A quick search of the blog turned up zip on today’s featured bird which is a tad bittersweet. On the sweet side this means an official new check mark in the bird list – yeah!. On the less sweet side it means I do not have any better pictures of this bird. If the Nuthatch shots in the previous post were a step forward, this just might be a tiny step backward (for the moment).
This has to be one of the easier birds to identify.
Not a lot of birds out there sporting a dominant color palette of orange and black. When you see one, most of us immediately think Baltimore Oriole. There are some variations of the Oriole and an orange bearing Redpoll, but for the most part this bird stands out on its own – and not hurt by having a Major League Baseball team named after it. Since the previous shot was rather weak when it comes to bird photography, I went in search of a better one. All the archives could produce .. of those processed to this point .. was the following flight shot which lacks some crispness on the body, but I do like the motion composition in the wings.
My major problem is every time I see one of these beautiful birds, I’m sans camera – cue the Pileated Woodpecker lamenting. Clearly they know this and just do it as a means to taunt me for not catering to their feeding needs. There are seed and nectar feeders in the yard, but no fruit feeders. They just seem like too much work for a limited number of opportunities to actually see them. At least the Hummers basically hang out in close vicinity – these Orioles are a bit of recluse in my opinion. According to Cornell, they do not prefer the deep forest which may be one reason we have limited access to them (we live in the middle of a forest). They do make one cool nest – looks like a hanging sack of string. There are no shots of one in this set, but there are a couple in the hopper from another shoot – at the time I didn’t know what bird it belonged to, but solved that while researching for this post.
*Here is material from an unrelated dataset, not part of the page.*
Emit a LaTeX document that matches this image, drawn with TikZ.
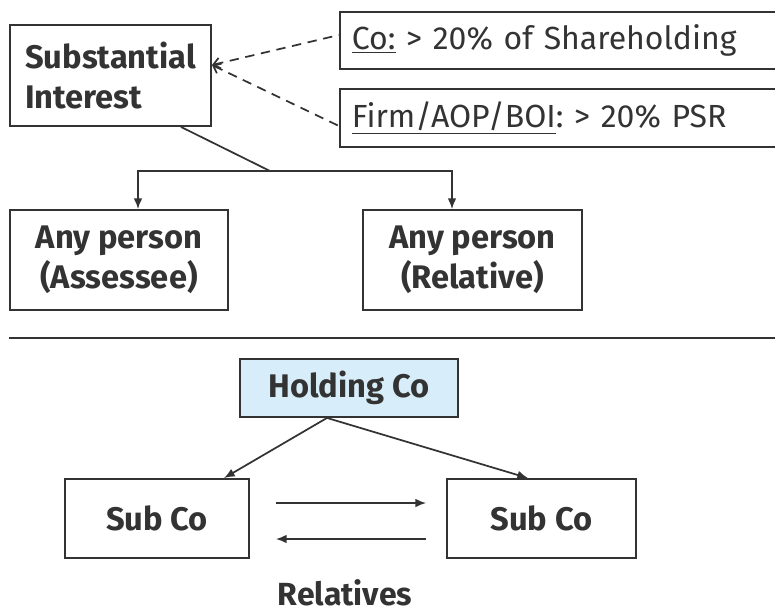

Hit the jump to see some less than spectacular shots of the Oriole.
Here is a another less than stellar shot taken at Banner Marsh. This one refused to make itself visible as I was shooting from the passenger window over the top of the car while Linda tried to maneuver me into position – what? don’t you know that is what UBs’ do!?!
Wanna guess how the Baltimore Oriole got its name? If you said it was because they only hang out in Baltimore you are wrong. If you responded that it is due to having the same colors as the coat of arms of Lord Baltimore then like me you read Wikipedia and therefore correct. Admittedly, that was completely new to me before this post. So was the news they will drink at Hummingbird feeders – never witness this with our feeders – actually thought they preferred oranges and stuff but looks like they are also insect eaters (including the Forest Tent Caterpillar Moth)
Here is an abstract shot for you more artistic people…
that translates into a crappy excuse for bad execution – as Rick Sammon says “One blurry picture is a mistake. Twenty blurry pictures is a style“. Pretty sure there might be a couple more shots of Orioles from last year. If I find them I’ll get them posted (assuming they are better than these)
I better go work on my photography game – have a great day!
3 thoughts on “Project Chekov: Oriole”
Orioles!! Matthew and I always looked for Orioles when we used to go birdwatching. One would often hang out very high in extremely tall tree in the preserve around here, but we did get shots of it down low a couple of times. Once we were leaving after a long morning and were lamenting the lack of Orioles when one landed on the fence post right next to us and looked at us. I’ll never forget that. And he stayed there while we took pictures. This may be the only case where we have better pictures of a bird species than you do.
I didn’t know why they are called Baltimore Orioles. And I still don’t know why they’re called “Orioles”. They are really beautiful. Their song or call or whatever is supposed to be very pretty, but I find it so-so. They do stand out when they’re flying with their brilliant orange color. I notice you didn’t provide the usual information on the coloring of the female–I assume they are more brown.
I’ve been challenged to get better pictures!! This might take a little while based on how infrequent we get to see them around here, but I’m never one to back away from a challenge. I should have mentioned the females also display the orange coloring (adults) but their black markings tend to be a little more dustier – you can spot the females adults pretty easy because they will not have a solid black head, rather some orange streaking will be present. The juvis do not appear to have the distinct black markings sporting a more overall yellowish palette like a large Goldenfinch. So, unlike most highly colored male birds, their mates are the usual drab brown (yeah for them!) Ironically, the first shot was of an Oriole high in the branches, but the fuzzy ones at the end were strangely hanging out in the brush.